Supplied records -

********

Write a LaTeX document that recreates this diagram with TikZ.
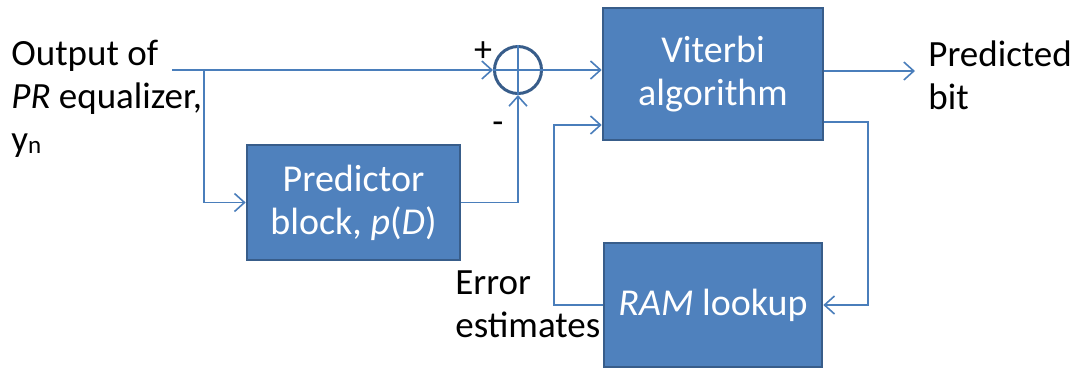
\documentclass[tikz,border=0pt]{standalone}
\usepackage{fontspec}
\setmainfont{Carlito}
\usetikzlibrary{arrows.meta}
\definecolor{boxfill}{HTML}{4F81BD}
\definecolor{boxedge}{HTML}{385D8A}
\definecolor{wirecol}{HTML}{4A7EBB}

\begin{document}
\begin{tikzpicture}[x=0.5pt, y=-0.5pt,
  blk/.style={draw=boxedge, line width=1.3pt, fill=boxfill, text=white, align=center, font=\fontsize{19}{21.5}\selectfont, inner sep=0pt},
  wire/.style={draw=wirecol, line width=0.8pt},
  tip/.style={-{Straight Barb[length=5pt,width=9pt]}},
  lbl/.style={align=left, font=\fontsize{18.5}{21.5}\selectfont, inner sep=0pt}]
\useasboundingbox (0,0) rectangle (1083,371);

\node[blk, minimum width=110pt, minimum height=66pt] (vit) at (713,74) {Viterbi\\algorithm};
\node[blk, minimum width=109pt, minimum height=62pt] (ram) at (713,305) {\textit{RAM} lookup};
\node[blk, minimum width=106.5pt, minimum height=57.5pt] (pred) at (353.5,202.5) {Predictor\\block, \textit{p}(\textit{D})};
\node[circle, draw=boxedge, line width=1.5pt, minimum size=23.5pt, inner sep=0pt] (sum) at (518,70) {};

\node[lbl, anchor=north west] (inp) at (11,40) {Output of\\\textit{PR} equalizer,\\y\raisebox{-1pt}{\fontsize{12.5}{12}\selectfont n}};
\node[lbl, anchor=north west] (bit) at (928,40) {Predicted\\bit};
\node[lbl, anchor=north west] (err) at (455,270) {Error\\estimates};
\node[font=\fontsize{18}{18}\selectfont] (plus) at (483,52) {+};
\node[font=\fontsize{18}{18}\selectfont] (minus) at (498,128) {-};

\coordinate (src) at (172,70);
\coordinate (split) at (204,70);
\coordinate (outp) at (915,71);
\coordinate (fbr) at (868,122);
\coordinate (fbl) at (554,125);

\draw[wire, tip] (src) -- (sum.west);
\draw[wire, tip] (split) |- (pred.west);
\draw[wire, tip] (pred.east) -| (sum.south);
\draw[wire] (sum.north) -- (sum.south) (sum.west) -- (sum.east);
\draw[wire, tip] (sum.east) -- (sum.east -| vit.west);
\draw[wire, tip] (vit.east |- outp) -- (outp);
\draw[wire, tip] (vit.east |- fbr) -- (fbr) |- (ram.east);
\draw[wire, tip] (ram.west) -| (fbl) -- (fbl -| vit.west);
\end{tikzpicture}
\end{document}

********

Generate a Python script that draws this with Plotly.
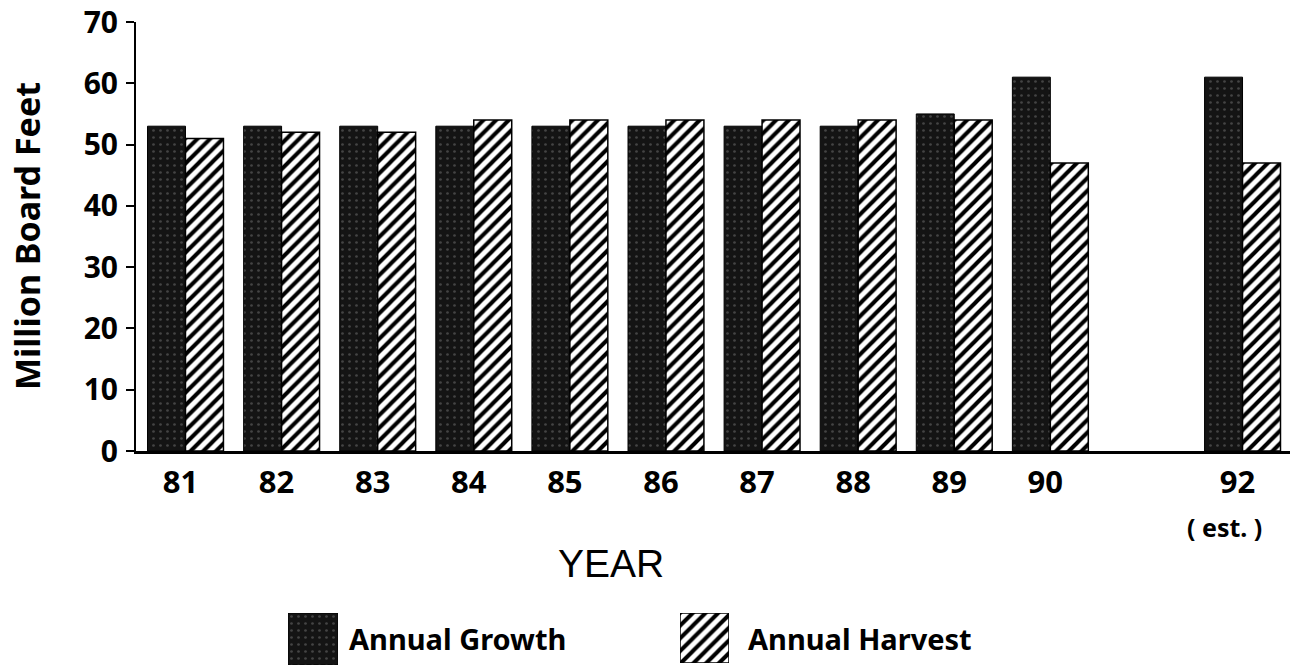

********

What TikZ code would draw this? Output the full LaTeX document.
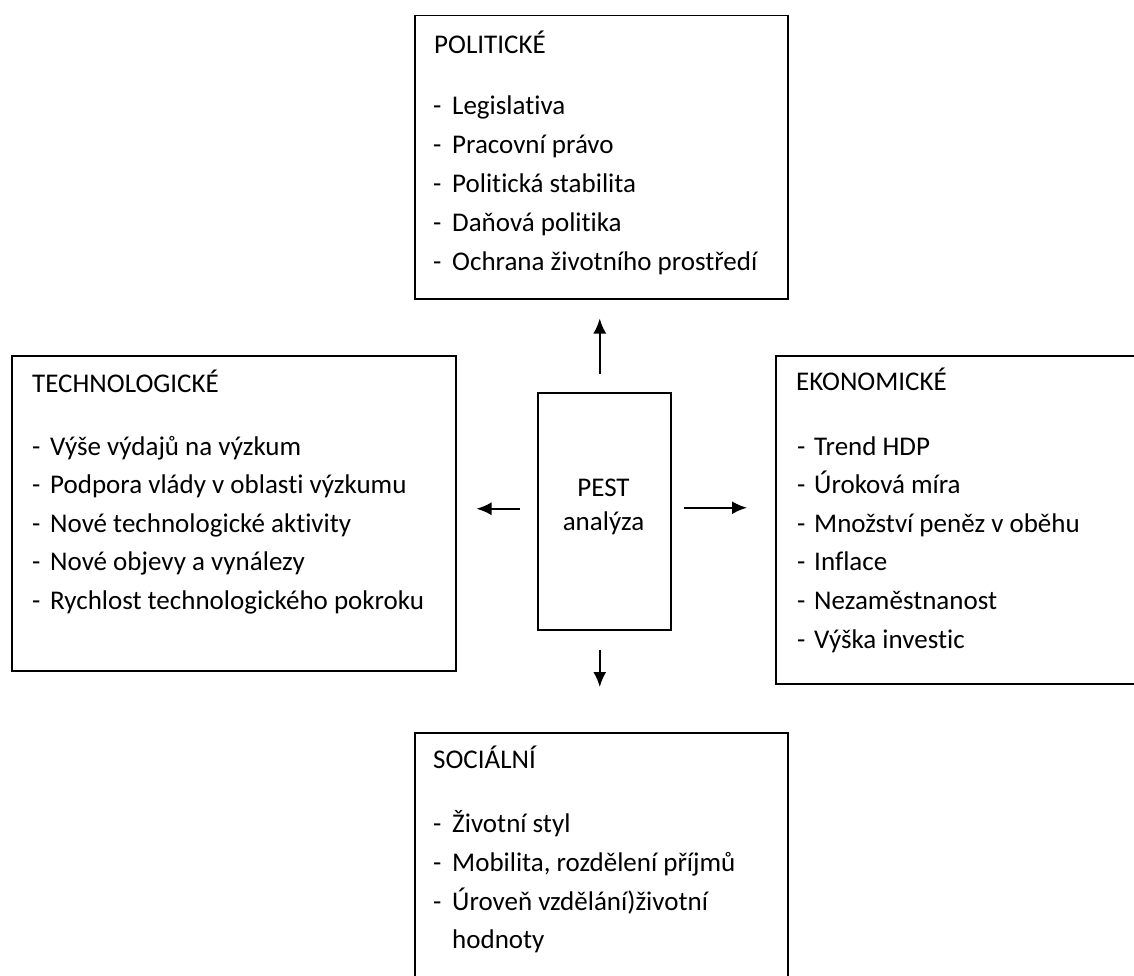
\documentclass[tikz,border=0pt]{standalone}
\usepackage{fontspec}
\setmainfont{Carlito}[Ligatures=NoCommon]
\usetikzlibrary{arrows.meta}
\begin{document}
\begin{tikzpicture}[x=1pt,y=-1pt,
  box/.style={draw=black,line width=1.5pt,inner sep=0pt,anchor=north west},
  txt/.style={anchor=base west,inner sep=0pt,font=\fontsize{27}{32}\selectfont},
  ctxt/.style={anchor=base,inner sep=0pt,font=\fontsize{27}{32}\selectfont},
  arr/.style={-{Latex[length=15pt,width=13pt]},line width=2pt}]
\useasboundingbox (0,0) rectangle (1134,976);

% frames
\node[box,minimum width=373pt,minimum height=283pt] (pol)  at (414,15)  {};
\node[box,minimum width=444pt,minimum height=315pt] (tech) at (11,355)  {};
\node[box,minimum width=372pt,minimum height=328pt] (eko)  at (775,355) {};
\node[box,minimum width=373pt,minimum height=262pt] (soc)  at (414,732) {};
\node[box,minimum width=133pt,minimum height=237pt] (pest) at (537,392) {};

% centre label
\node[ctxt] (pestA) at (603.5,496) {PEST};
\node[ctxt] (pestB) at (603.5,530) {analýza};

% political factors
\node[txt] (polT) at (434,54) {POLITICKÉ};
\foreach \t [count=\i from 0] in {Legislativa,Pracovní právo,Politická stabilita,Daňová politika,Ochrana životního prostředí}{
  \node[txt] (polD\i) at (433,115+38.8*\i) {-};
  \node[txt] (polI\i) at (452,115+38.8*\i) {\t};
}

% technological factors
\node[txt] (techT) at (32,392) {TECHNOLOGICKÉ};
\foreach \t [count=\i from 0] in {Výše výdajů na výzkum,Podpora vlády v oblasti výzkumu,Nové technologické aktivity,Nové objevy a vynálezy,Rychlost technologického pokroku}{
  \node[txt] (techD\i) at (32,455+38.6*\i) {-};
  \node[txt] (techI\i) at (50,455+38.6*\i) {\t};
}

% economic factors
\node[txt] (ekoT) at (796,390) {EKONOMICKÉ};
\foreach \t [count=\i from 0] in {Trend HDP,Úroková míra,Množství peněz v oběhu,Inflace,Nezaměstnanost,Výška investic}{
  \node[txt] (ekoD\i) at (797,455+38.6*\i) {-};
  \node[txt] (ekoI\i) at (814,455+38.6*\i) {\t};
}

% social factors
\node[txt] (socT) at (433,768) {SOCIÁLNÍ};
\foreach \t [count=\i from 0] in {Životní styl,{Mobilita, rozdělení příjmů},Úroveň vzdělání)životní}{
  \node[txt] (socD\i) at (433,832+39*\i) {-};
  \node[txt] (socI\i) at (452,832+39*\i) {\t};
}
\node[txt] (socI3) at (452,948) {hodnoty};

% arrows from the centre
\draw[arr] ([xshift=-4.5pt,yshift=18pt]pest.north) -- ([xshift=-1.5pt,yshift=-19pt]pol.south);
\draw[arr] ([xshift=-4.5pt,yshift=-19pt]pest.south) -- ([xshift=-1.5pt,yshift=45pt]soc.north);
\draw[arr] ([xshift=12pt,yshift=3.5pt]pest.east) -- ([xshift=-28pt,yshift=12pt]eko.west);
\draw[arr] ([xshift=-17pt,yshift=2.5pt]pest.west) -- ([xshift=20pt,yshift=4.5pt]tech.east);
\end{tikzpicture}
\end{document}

********

Pictures do not belong in the copy. Reproduce exactly the lines from the one with "What TikZ code" to the one with "(0,0) rectangle (1134,976);", both lines included.

What TikZ code would draw this? Output the full LaTeX document.
\documentclass[tikz,border=0pt]{standalone}
\usepackage{fontspec}
\setmainfont{Carlito}[Ligatures=NoCommon]
\usetikzlibrary{arrows.meta}
\begin{document}
\begin{tikzpicture}[x=1pt,y=-1pt,
  box/.style={draw=black,line width=1.5pt,inner sep=0pt,anchor=north west},
  txt/.style={anchor=base west,inner sep=0pt,font=\fontsize{27}{32}\selectfont},
  ctxt/.style={anchor=base,inner sep=0pt,font=\fontsize{27}{32}\selectfont},
  arr/.style={-{Latex[length=15pt,width=13pt]},line width=2pt}]
\useasboundingbox (0,0) rectangle (1134,976);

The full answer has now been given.